García Márquez e Vargas Llosa conversavam no Peru em 1967 alheios às convulsões interiores que provocavam com seus livros infinitos, e hoje, lendo o magnífico diálogo que produziram, outra vez dá vontade de sacudi-los pelos ombros, se isso fosse possível, ou sacudirmos a nós mesmos e despertarmos de certas letargias que por algum tempo nos fizeram indiferentes ao milagre daquele tempo inaugural. É esta, querido leitor, querida leitora, uma conversa em que a inteligência da juventude e a consistência de suas reflexões dos primeiros dias da criação se expressam de forma rotunda, deixando claro que os dois seres humanos que nos quebraram com sua capacidade criativa e com o estilo literário fogoso e extraordinário tinham poder para fazer isso. É verdade que eles se perguntam para que serve um escritor, mas não esperaram pela nossa resposta, talvez por isso agora devamos oferecê-la, agradecendo que se mantiveram fiéis à “vocação excludente” que significa tornar ofício a literatura, atitude e forma de vida. No Peru, os dois escritores também dialogaram sobre a solidão, a dos seres humanos que somos e a dos cem anos do livro de García Márquez, solidão que, sendo algo comum à natureza humana, no caso dos romancistas do boom bem que podia ser o resultado de certa alienação continental, a consequência de enfrentar fatos históricos e relações sociais, culturais e econômicas a partir da ficção, ignorando o ponto de vista folclórico, misturando o real e o fantástico porque, como repetem várias vezes, trata-se de que “a fantástica realidade da América Latina faça parte dos nossos livros”.

Conseguiram.

Duas solidões, esta conversa inteligente e amável, bem que poderia ser um passeio pela nossa memória de leitores e a confirmação de que soubemos ler quando o mundo era criança. Também deixará claro que, se nos deixamos arrasar por certos livros, é porque nossa liberdade às vezes demanda a experiência fabulosa do transbordar de emoções. Anos mais tarde, quando Vargas Llosa publicou A festa do bode, a mulher já madura que agora escreve essas linhas tornou a ter outra sacudida emocional e durante algum tempo ela via tudo que acontecia no mundo e que o jornalismo contava a partir da perspectiva desse livro, com a carga de corrupção moral e material que esse livro descreve. Vargas Llosa se impôs na minha experiência leitora uma vez mais, com a mesma força de antanho, a de Conversas no Catedral ou de outros livros que fui lendo devotamente, fruindo e incorporando à minha personalidade.
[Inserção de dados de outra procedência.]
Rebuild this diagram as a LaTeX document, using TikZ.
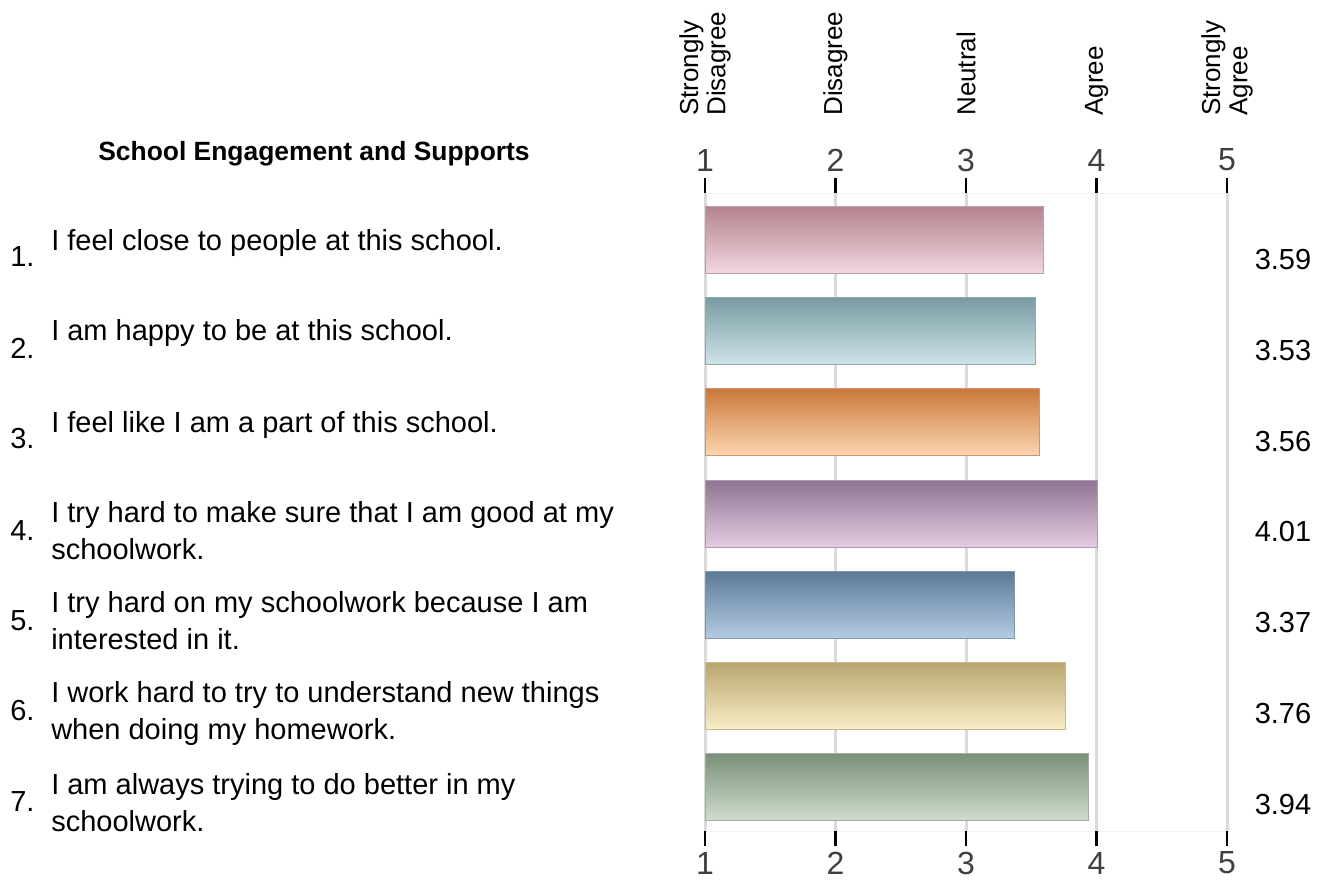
\documentclass[tikz,border=0pt]{standalone}
\usepackage{fontspec}
\setmainfont{Liberation Sans}
\usepackage{tikz}

\definecolor{gridgray}{RGB}{218,218,218}
\definecolor{framegray}{RGB}{242,242,242}
\definecolor{numgray}{RGB}{64,64,64}

\tikzset{
  itemtext/.style={anchor=base west,inner sep=0pt,align=left,font=\fontsize{21.75}{27.75}\selectfont},
  itemnum/.style={anchor=base west,inner sep=0pt,font=\fontsize{21.75}{26}\selectfont},
  scalelab/.style={anchor=west,rotate=90,inner sep=0pt,align=left,font=\fontsize{19.5}{20.5}\selectfont},
  ticknum/.style={inner sep=0pt,text=numgray,font=\fontsize{24}{28}\selectfont},
  valuelab/.style={inner sep=0pt,font=\fontsize{21.75}{26}\selectfont},
  bar/.style={line width=0.75pt},
}

\begin{document}
\begin{tikzpicture}[x=0.75pt,y=0.75pt,yscale=-1,xscale=1]
\useasboundingbox (0,0) rectangle (1327,879);

%Straight Lines: frame top and bottom
\draw [color=framegray,line width=0.75pt] (705,193) -- (1227,193) ;
\draw [color=framegray,line width=0.75pt] (705,831) -- (1227,831) ;

%Straight Lines: grid and ticks
\foreach \gx in {705,835.5,966,1096.5,1227}{
  \draw [color=gridgray,line width=2.25pt] (\gx,193) -- (\gx,831) ;
  \draw [line width=2pt] (\gx,178) -- (\gx,193) ;
  \draw [line width=2pt] (\gx,831) -- (\gx,846) ;
}

%Shape: Rectangle [bar 1]
\draw [bar,draw={rgb,255:red,190;green,160;blue,170},top color={rgb,255:red,179;green,131;blue,143},middle color={rgb,255:red,232;green,180;blue,192},bottom color={rgb,255:red,242;green,214;blue,222}] (705,206) rectangle (1043,273) ;
%Shape: Rectangle [bar 2]
\draw [bar,draw={rgb,255:red,140;green,170;blue,176},top color={rgb,255:red,119;green,155;blue,161},middle color={rgb,255:red,157;green,202;blue,211},bottom color={rgb,255:red,205;green,227;blue,232}] (705,297) rectangle (1035.2,364) ;
%Shape: Rectangle [bar 3]
\draw [bar,draw={rgb,255:red,205;green,150;blue,110},top color={rgb,255:red,200;green,120;blue,58},middle color={rgb,255:red,251;green,167;blue,92},bottom color={rgb,255:red,253;green,213;blue,175}] (705,388) rectangle (1039.1,455) ;
%Shape: Rectangle [bar 4]
\draw [bar,draw={rgb,255:red,175;green,155;blue,178},top color={rgb,255:red,142;green,117;blue,145},middle color={rgb,255:red,195;green,159;blue,200},bottom color={rgb,255:red,227;green,204;blue,227}] (705,480) rectangle (1097.8,547) ;
%Shape: Rectangle [bar 5]
\draw [bar,draw={rgb,255:red,125;green,150;blue,172},top color={rgb,255:red,91;green,122;blue,150},middle color={rgb,255:red,122;green,161;blue,200},bottom color={rgb,255:red,180;green,203;blue,227}] (705,571) rectangle (1014.3,638) ;
%Shape: Rectangle [bar 6]
\draw [bar,draw={rgb,255:red,200;green,185;blue,140},top color={rgb,255:red,185;green,165;blue,111},middle color={rgb,255:red,243;green,220;blue,152},bottom color={rgb,255:red,248;green,237;blue,199}] (705,662) rectangle (1065.2,729) ;
%Shape: Rectangle [bar 7]
\draw [bar,draw={rgb,255:red,160;green,172;blue,158},top color={rgb,255:red,121;green,143;blue,120},middle color={rgb,255:red,157;green,180;blue,154},bottom color={rgb,255:red,207;green,220;blue,205}] (705,753) rectangle (1088.7,820) ;

% Text Node: scale labels
\node (sdis) [scalelab] at (705,116) {Strongly\\Disagree};
\node (dis) [scalelab] at (835.5,116) {Disagree};
\node (neu) [scalelab] at (966,116) {Neutral};
\node (agr) [scalelab] at (1096.5,116) {Agree};
\node (sagr) [scalelab] at (1227,116) {Strongly\\Agree};

% Text Node: tick numbers
\node (t1) [ticknum] at (705,160) {1};
\node (t2) [ticknum] at (835.5,160) {2};
\node (t3) [ticknum] at (966,160) {3};
\node (t4) [ticknum] at (1096.5,160) {4};
\node (t5) [ticknum] at (1227,160) {5};
\node (b1) [ticknum] at (705,863) {1};
\node (b2) [ticknum] at (835.5,863) {2};
\node (b3) [ticknum] at (966,863) {3};
\node (b4) [ticknum] at (1096.5,863) {4};
\node (b5) [ticknum] at (1227,863) {5};

% Text Node: title
\node (title) [anchor=base,inner sep=0pt,font=\bfseries\fontsize{19.8}{24}\selectfont] at (314,160) {School Engagement and Supports};

% Text Node: items (multi-line ones sit on their last baseline)
\node (n1) [itemnum] at (10,266) {1.};
\node (q1) [itemtext] at (51,250) {I feel close to people at this school.};
\node (n2) [itemnum] at (10,358) {2.};
\node (q2) [itemtext] at (51,340) {I am happy to be at this school.};
\node (n3) [itemnum] at (10,448) {3.};
\node (q3) [itemtext] at (51,432) {I feel like I am a part of this school.};
\node (n4) [itemnum] at (10,540) {4.};
\node (q4) [itemtext] at (51,559) {I try hard to make sure that I am good at my\\schoolwork.};
\node (n5) [itemnum] at (10,630) {5.};
\node (q5) [itemtext] at (51,649) {I try hard on my schoolwork because I am\\interested in it.};
\node (n6) [itemnum] at (10,720) {6.};
\node (q6) [itemtext] at (51,739) {I work hard to try to understand new things\\when doing my homework.};
\node (n7) [itemnum] at (10,811) {7.};
\node (q7) [itemtext] at (51,831) {I am always trying to do better in my\\schoolwork.};

% Text Node: values
\node (v1) [valuelab] at (1283,260) {3.59};
\node (v2) [valuelab] at (1283,351) {3.53};
\node (v3) [valuelab] at (1283,442) {3.56};
\node (v4) [valuelab] at (1283,532) {4.01};
\node (v5) [valuelab] at (1283,623) {3.37};
\node (v6) [valuelab] at (1283,714) {3.76};
\node (v7) [valuelab] at (1283,805) {3.94};

\end{tikzpicture}
\end{document}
Com a mesma devoção, sempre li García Márquez, deus feroz quando então me fez tremer, amigo depois, confidente de tardes mexicanas, intermináveis, sem sombra de dúvida, brilhantes. Houve um dia em que uma leitora reconheceu García Márquez enquanto, cada um em seu automóvel, esperávamos que o sinal abrisse. Então ela, emocionada, espetou-o com um “mas se o senhor não existe!” que comoveu todo mundo. Sim, existem, falo de Gabriel García Márquez e de Mario Vargas Llosa, nosso patrimônio, a melhor maneira de ver e sentir o mundo. Duas solidões para saber que não estamos sozinhos e que as madrugadas de desolações têm, pela magia da literatura, o final feliz da experiência. E do amor fecundo.